When the householder’s servants discovered the tares, they asked if they should go into the field right away and pull up the tares. The wise householder instructed them to wait until the harvest to avoid uprooting the wheat until it had reached its peak. Then, the tares and the wheat could be separated. The tares could be burned, and the wheat put into the barn.

As in all his parables, Jesus taught a useful and timeless lesson. Everyone is confronted with periodic “harvest” opportunities when it comes to separating matter-based, destructive, evil thoughts from Spirit-based, good, productive thoughts. Workplace relationships, family issues, financial concerns, and even the need for physical healing are some of the opportunities every person has to separate the tares (evil-based fear, sin, anger, discouragement) from the wheat (God-based good, productive, loving ideas) in our own thinking. Often, the tares in our thinking have been rooting themselves over time, and we may hardly be aware of them. At other times they grow to so dominate our thinking that they take all our mental “bandwidth,” choking out clear thinking and useful and good ideas.

Yet, even the hidden tares eventually become visible to us, presenting harvesting opportunities to separate – to eliminate the evil and nurture the good. 

In the Christian Science textbook, “Science and Health with Key to the Scriptures,” Mary Baker Eddy, who founded The Christian Science Monitor, writes: “The temporal and unreal never touch the eternal and real. The mutable and imperfect never touch the immutable and perfect. The inharmonious and self-destructive never touch the harmonious and self-existent. These opposite qualities are the tares and wheat, which never really mingle, though (to mortal sight) they grow side by side until the harvest; then, Science separates the wheat from the tares, through the realization of God as ever present and of man as reflecting the divine likeness” (p. 300).

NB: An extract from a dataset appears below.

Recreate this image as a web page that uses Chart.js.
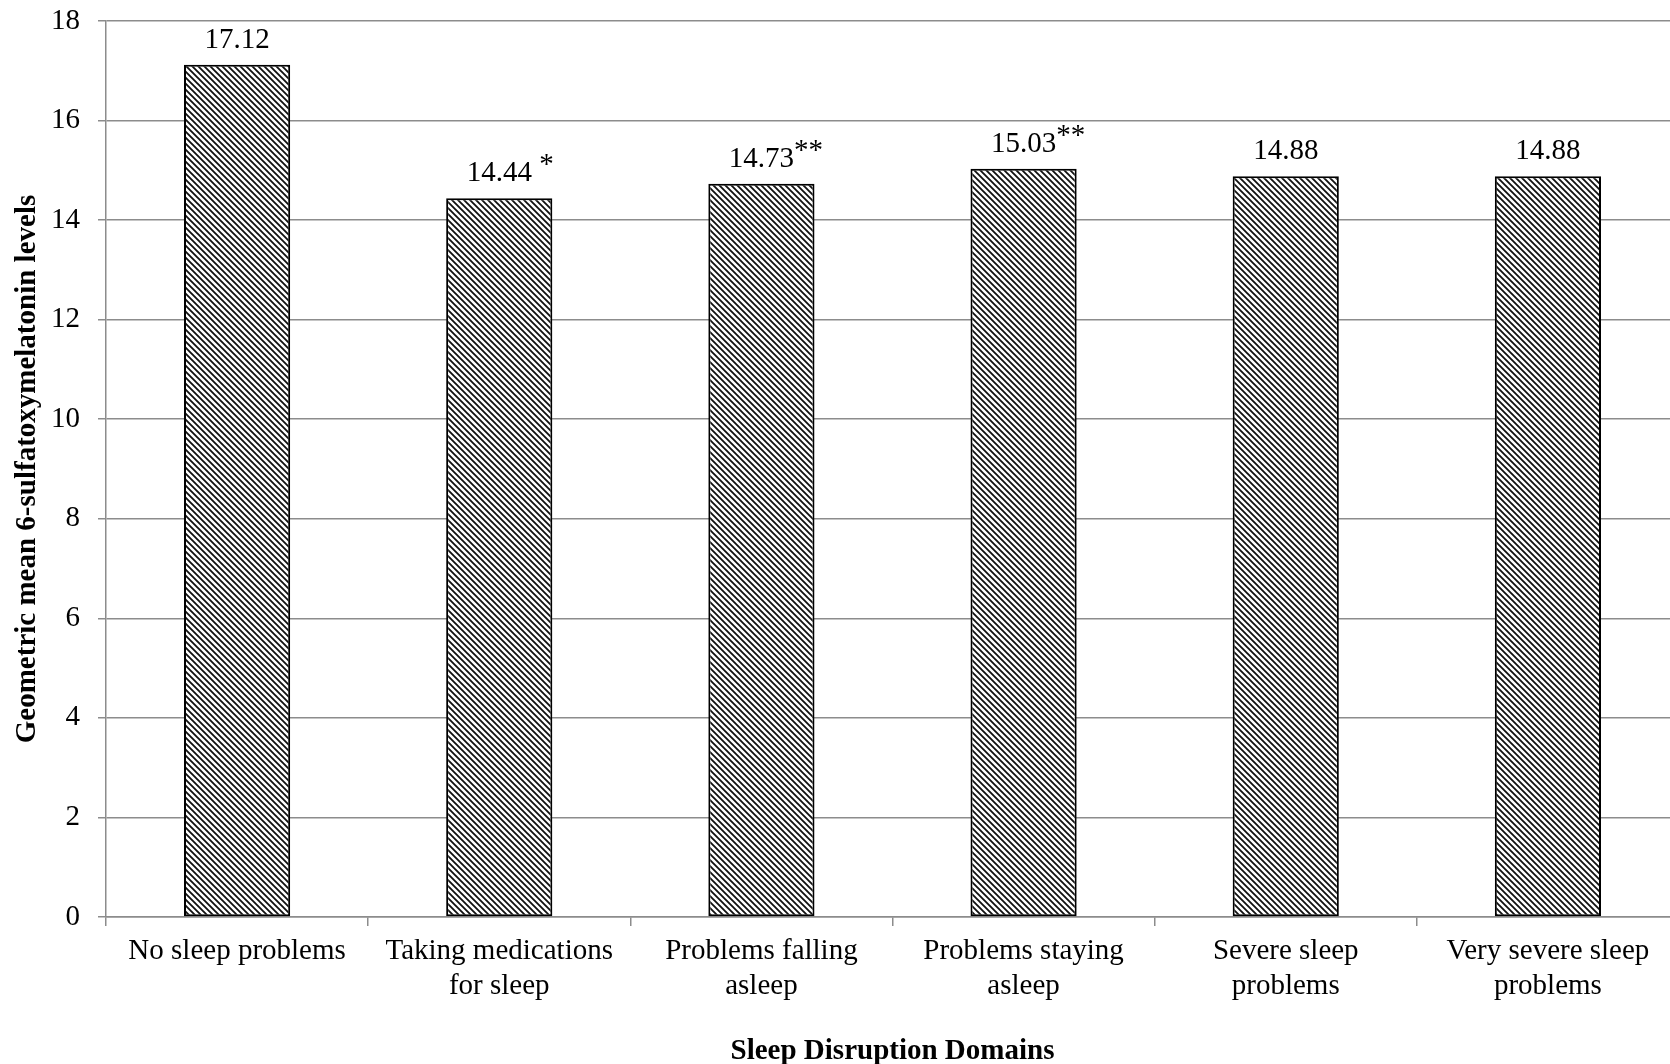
<!DOCTYPE html>
<html>
<head>
<meta charset="utf-8">
<script src="https://cdn.jsdelivr.net/npm/chart.js@4.4.1/dist/chart.umd.min.js"></script>
<style>
  html, body { margin: 0; padding: 0; background: #fff; overflow: hidden; }
  #wrap { width: 1670px; height: 1064px; overflow: hidden; }
</style>
</head>
<body>
<div id="wrap"><canvas id="myChart" width="1680" height="1064"></canvas></div>
<script>
// data
const categories = [
  'No sleep problems',
  ['Taking medications', 'for sleep'],
  ['Problems falling', 'asleep'],
  ['Problems staying', 'asleep'],
  ['Severe sleep', 'problems'],
  ['Very severe sleep', 'problems']
];
const meanLevels = [17.12, 14.44, 14.73, 15.03, 14.88, 14.88];
const significance = ['', ' *', '**', '**', '', ''];
const yTicks = [0, 2, 4, 6, 8, 10, 12, 14, 16, 18];

const serif = '"Liberation Serif", "Times New Roman", serif';
const gridGray = '#8c8c8c';

// diagonal hatch fill
function makeHatch() {
    const c = document.createElement('canvas');
    c.width = 6; c.height = 6;
    const g = c.getContext('2d');
    g.fillStyle = '#fff';
    g.fillRect(0, 0, 6, 6);
    g.strokeStyle = '#111';
    g.lineWidth = 1.8;
    g.beginPath();
    g.moveTo(-1, -1); g.lineTo(7, 7);
    g.moveTo(-1, 5); g.lineTo(1, 7);
    g.moveTo(5, -1); g.lineTo(7, 1);
    g.stroke();
    return g.createPattern(c, 'repeat');
}

// value labels with asterisks above each bar
const valueLabels = {
    id: 'valueLabels',
    afterDatasetsDraw(chart) {
        const ctx = chart.ctx;
        const meta = chart.getDatasetMeta(0);
        ctx.save();
        ctx.font = '29px ' + serif;
        ctx.fillStyle = '#000';
        ctx.textBaseline = 'alphabetic';
        meta.data.forEach((bar, i) => {
            const txt = meanLevels[i].toFixed(2);
            const y = bar.y - 17;
            ctx.textAlign = 'center';
            ctx.fillText(txt, bar.x, y);
            if (significance[i]) {
                const w = ctx.measureText(txt).width;
                ctx.textAlign = 'left';
                ctx.fillText(significance[i], bar.x + w / 2, y - 8);
            }
        });
        ctx.restore();
    }
};

const ctx = document.getElementById('myChart').getContext('2d');
const myChart = new Chart(ctx, {
    type: 'bar',
    data: {
        labels: categories,
        datasets: [{
            data: meanLevels,
            backgroundColor: makeHatch(),
            borderColor: '#000',
            borderWidth: 2,
            borderSkipped: false,
            barPercentage: 0.405,
            categoryPercentage: 1
        }]
    },
    options: {
        responsive: false,
        animation: false,
        layout: { padding: { top: 21, right: 1, left: 0, bottom: 0 } },
        plugins: {
            legend: { display: false },
            tooltip: { enabled: false }
        },
        scales: {
            x: {
                afterFit(scale) { scale.height = 147; },
                grid: {
                    display: true,
                    drawOnChartArea: false,
                    drawTicks: true,
                    tickLength: 9,
                    color: gridGray,
                    lineWidth: 1.5
                },
                border: { display: true, color: gridGray, width: 1.5 },
                ticks: {
                    color: '#000',
                    padding: 8,
                    maxRotation: 0,
                    autoSkip: false,
                    font: { family: serif, size: 29, lineHeight: 1.2 }
                },
                title: {
                    display: true,
                    text: 'Sleep Disruption Domains',
                    color: '#000',
                    padding: { top: 0, bottom: 0 },
                    font: { family: serif, size: 29, weight: 'bold', lineHeight: 0.85 }
                }
            },
            y: {
                min: 0,
                max: 18,
                afterFit(scale) {
                    scale.width = 106;
                    scale.paddingTop = 0;
                    scale.paddingBottom = 0;
                },
                afterBuildTicks(scale) { scale.ticks = yTicks.map(v => ({ value: v })); },
                grid: {
                    color: gridGray,
                    lineWidth: 1.5,
                    drawTicks: true,
                    tickLength: 8
                },
                border: { display: true, color: gridGray, width: 1.5 },
                ticks: {
                    color: '#000',
                    padding: 18,
                    font: { family: serif, size: 29 }
                },
                title: {
                    display: true,
                    text: 'Geometric mean 6-sulfatoxymelatonin levels',
                    color: '#000',
                    padding: { top: 10, bottom: 0 },
                    font: { family: serif, size: 29, weight: 'bold', lineHeight: 1.2 }
                }
            }
        }
    },
    plugins: [valueLabels]
});
</script>
</body>
</html>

When we obey the First Commandment, “Thou shalt have no other gods before me,” putting God first in our thoughts, words, and deeds, even in the minutest of daily affairs, we resonate with the good, useful ideas that God is constantly pouring out to us. When we sow only God’s good productive ideas in our consciousness, we leave no room for tares to propagate and grow, and we will reap the full rewards of our efforts. Our harvest of goodness will bless not only us, but all who cross our path.